Kaygılı-Kaçınan Kapanı (Anxious-Avoidant Trap) Nedir?
- musa yıldırım
- 16 Ara 2024
- 2 dakikada okunur

ilişkilerde kaygılı bağlanma ve kaçınmacı bağlanma stillerine sahip iki bireyin bir araya gelmesiyle ortaya çıkan toksik ve döngüsel bir ilişki dinamiğidir. Bu dinamikte, iki tarafın bağlanma tarzları birbirini tetikler ve ilişki bir kısır döngüye dönüşür. Kaygılı bağlanma stiline sahip bireyler, partnerlerinden yoğun bir şekilde ilgi ve onay beklerken, terk edilme korkularıyla hareket eder. Bu durum, kaçınmacı bağlanma stiline sahip partner için tehdit edici bir hale gelir, çünkü kaçınmacı bireyler yakınlık ve bağlılık konularında duygusal mesafe koymayı tercih eder. Sonuç olarak, kaygılı birey daha fazla yakınlık talep ettikçe, kaçınmacı birey ilişkiye daha fazla mesafe koyar, bu da kaygılı partnerin terk edilme korkularını derinleştirir. Bu döngü, her iki taraf için de duygusal olarak yorucu bir hal alır ve sağlıklı bir ilişki kurmayı neredeyse imkansız hale getirir.

Örneğin, kaygılı bağlanma stiline sahip bir kişi, partnerine sık sık "Beni seviyor musun?" veya "Neden benimle daha fazla zaman geçirmiyorsun?" gibi sorular yöneltebilir. Bu tür sorular, kaçınmacı bağlanma stiline sahip bir partner için boğucu gelebilir ve duygusal geri çekilme ihtiyacını artırabilir.

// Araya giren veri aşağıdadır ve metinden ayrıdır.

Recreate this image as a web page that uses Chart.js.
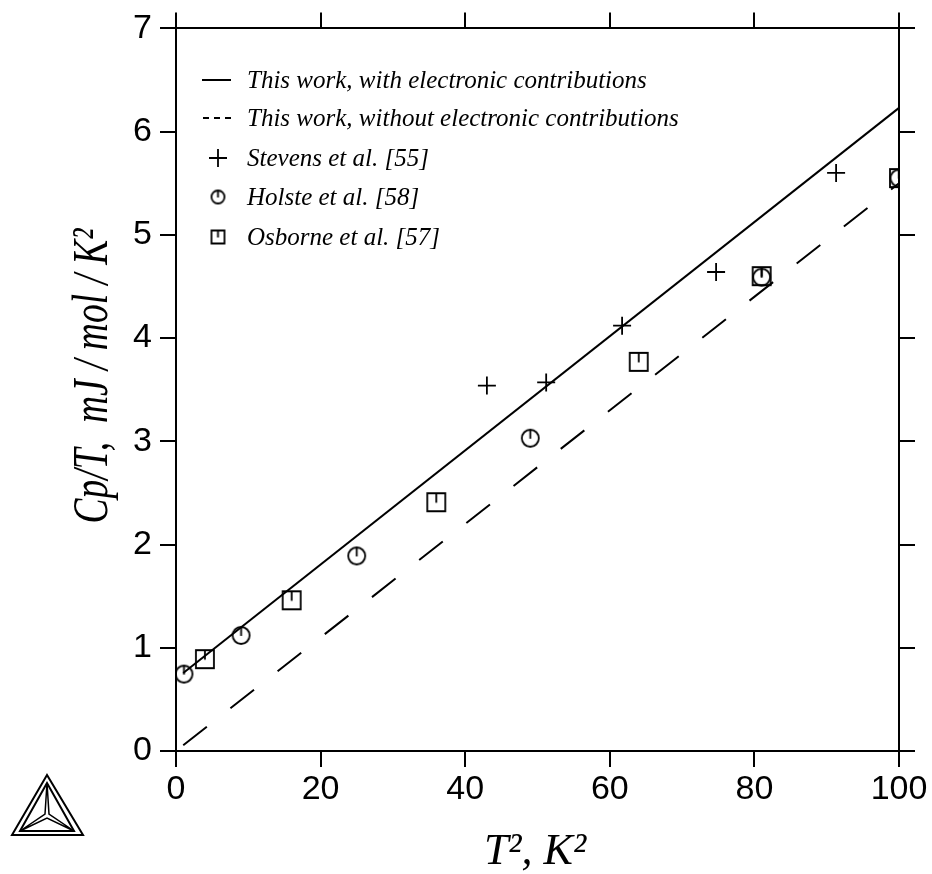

Kaçınmacı partner, bu yoğun talepler karşısında daha soğuk veya mesafeli davranmaya başladığında, kaygılı birey bu durumu terk edilme işareti olarak algılayarak daha fazla yakınlık talep edebilir. Bu, ilişkinin bir kovalamaca oyununa dönüşmesine neden olur: Kaygılı birey sürekli yaklaşmaya çalışırken, kaçınmacı birey sürekli uzaklaşır. İki taraf da birbirini seviyor olsa da, bu karşılıklı tetikleme hali ilişkide tatmin duygusunu yok eder.

Bu kapan, genellikle çocuklukta oluşan bağlanma stillerinin yetişkinlikteki yansımasıdır. Kaygılı bireyler, çocukluklarında yeterince tutarlı bir sevgi ve ilgi görmedikleri için, sevdikleri kişilerden sürekli güvence ararlar. Kaçınmacı bireyler ise genellikle duygusal yakınlığın tehlikeli ya da kontrol kaybı anlamına geldiğini öğrenmiş, bu nedenle bağımsızlıklarını korumak için duygusal mesafe koymayı alışkanlık haline getirmişlerdir. Bu geçmiş deneyimler, ilişki içinde sürekli olarak tetiklenir ve tarafların kendilerini güvende hissetmesini zorlaştırır.

Bu kapanın üstesinden gelmek için her iki tarafın da bağlanma stillerini anlaması ve bu davranışları nasıl dönüştürebileceği üzerine çalışması gerekir. Kaygılı partner, duygusal ihtiyaçlarını karşılamanın tek yolunun partnerine bağımlı olmak olmadığını öğrenmeli ve kendi içsel güvenlik duygusunu geliştirmelidir. Kaçınmacı partner ise, yakınlık korkularıyla yüzleşmeli ve duygusal bağlanmanın bir tehdit değil, güvenli bir ilişki inşa etmenin önemli bir parçası olduğunu fark etmelidir. Bu süreçte açık iletişim, sabır ve gerekirse terapötik destek, ilişkinin daha sağlıklı bir zemine oturmasına yardımcı olabilir.